# Start of Data extract

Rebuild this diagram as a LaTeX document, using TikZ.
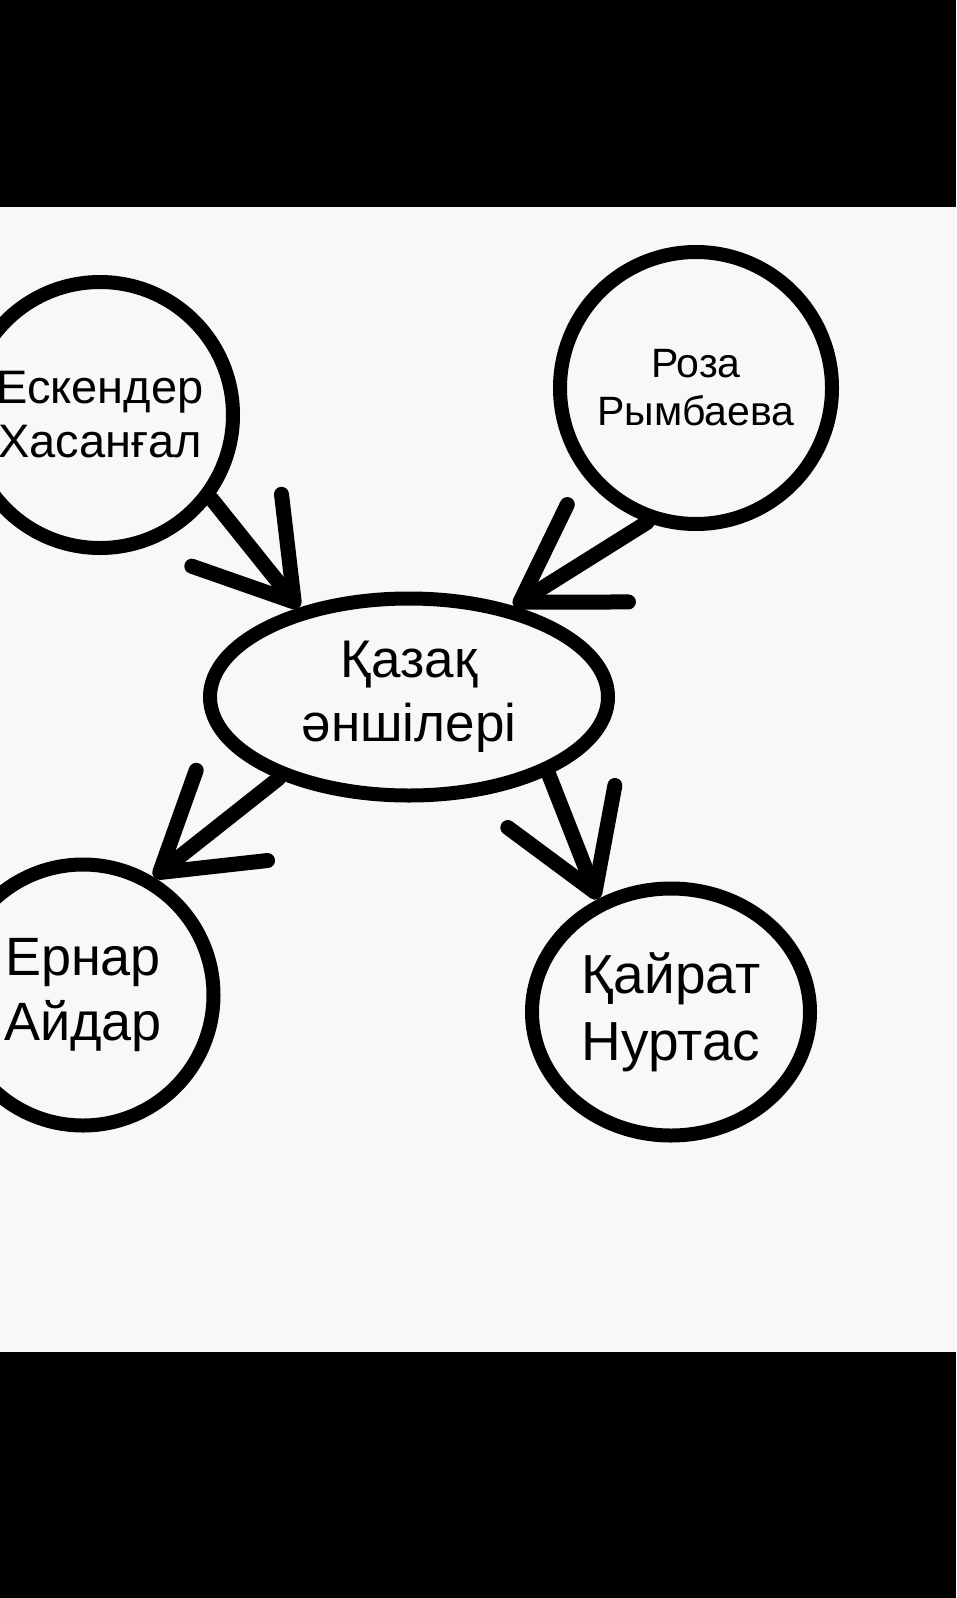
\documentclass[tikz,border=0pt]{standalone}
\usepackage{fontspec}
\setmainfont{Liberation Sans}
\usetikzlibrary{shapes.geometric,arrows.meta}
\definecolor{paper}{RGB}{248,248,248}
\begin{document}
\begin{tikzpicture}[x=1pt, y=-1pt,
  person/.style={draw, circle, line width=14pt, inner sep=0pt, align=center},
  arrowline/.style={line width=15pt, line cap=round, -{Straight Barb[length=92pt,width=115pt,round]}}]
\useasboundingbox (0,0) rectangle (956,1598);
\clip (0,0) rectangle (956,1598);
\fill[black] (0,0) rectangle (956,1598);
\fill[paper] (0,207) rectangle (956,1352);
% the center
\node[person, ellipse, minimum width=398pt, minimum height=197pt, font=\fontsize{53}{64}\selectfont] (kaz) at (409,697) {Қазақ\\әншілері};
% the singers
\node[person, minimum size=266pt, font=\fontsize{47}{54}\selectfont] (esk) at (100,415) {Ескендер\\Хасанғал};
\node[person, minimum size=272pt, font=\fontsize{41}{48}\selectfont] (roza) at (696,388) {Роза\\Рымбаева};
\node[person, minimum size=261pt, font=\fontsize{54}{65}\selectfont] (ernar) at (83,995) {Ернар\\Айдар};
\node[person, ellipse, minimum width=278pt, minimum height=247pt, font=\fontsize{55}{67}\selectfont] (kairat) at (671,1012) {Қайрат\\Нуртас};
\foreach \s/\t in {esk.-37/kaz.141, roza.250/kaz.41, kaz.212/ernar.59, kaz.-29/kairat.123} {\draw[arrowline] (\s)--(\t);}
\end{tikzpicture}
\end{document}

# End of Data extract

--- Task instructions ---
Output a faithful copy of the data, with each picture left out.

--- Response to the exercise ---
Rebuild this diagram as a LaTeX document, using TikZ.
\documentclass[tikz,border=0pt]{standalone}
\usepackage{fontspec}
\setmainfont{Liberation Sans}
\usetikzlibrary{shapes.geometric,arrows.meta}
\definecolor{paper}{RGB}{248,248,248}
\begin{document}
\begin{tikzpicture}[x=1pt, y=-1pt,
  person/.style={draw, circle, line width=14pt, inner sep=0pt, align=center},
  arrowline/.style={line width=15pt, line cap=round, -{Straight Barb[length=92pt,width=115pt,round]}}]
\useasboundingbox (0,0) rectangle (956,1598);
\clip (0,0) rectangle (956,1598);
\fill[black] (0,0) rectangle (956,1598);
\fill[paper] (0,207) rectangle (956,1352);
% the center
\node[person, ellipse, minimum width=398pt, minimum height=197pt, font=\fontsize{53}{64}\selectfont] (kaz) at (409,697) {Қазақ\\әншілері};
% the singers
\node[person, minimum size=266pt, font=\fontsize{47}{54}\selectfont] (esk) at (100,415) {Ескендер\\Хасанғал};
\node[person, minimum size=272pt, font=\fontsize{41}{48}\selectfont] (roza) at (696,388) {Роза\\Рымбаева};
\node[person, minimum size=261pt, font=\fontsize{54}{65}\selectfont] (ernar) at (83,995) {Ернар\\Айдар};
\node[person, ellipse, minimum width=278pt, minimum height=247pt, font=\fontsize{55}{67}\selectfont] (kairat) at (671,1012) {Қайрат\\Нуртас};
\foreach \s/\t in {esk.-37/kaz.141, roza.250/kaz.41, kaz.212/ernar.59, kaz.-29/kairat.123} {\draw[arrowline] (\s)--(\t);}
\end{tikzpicture}
\end{document}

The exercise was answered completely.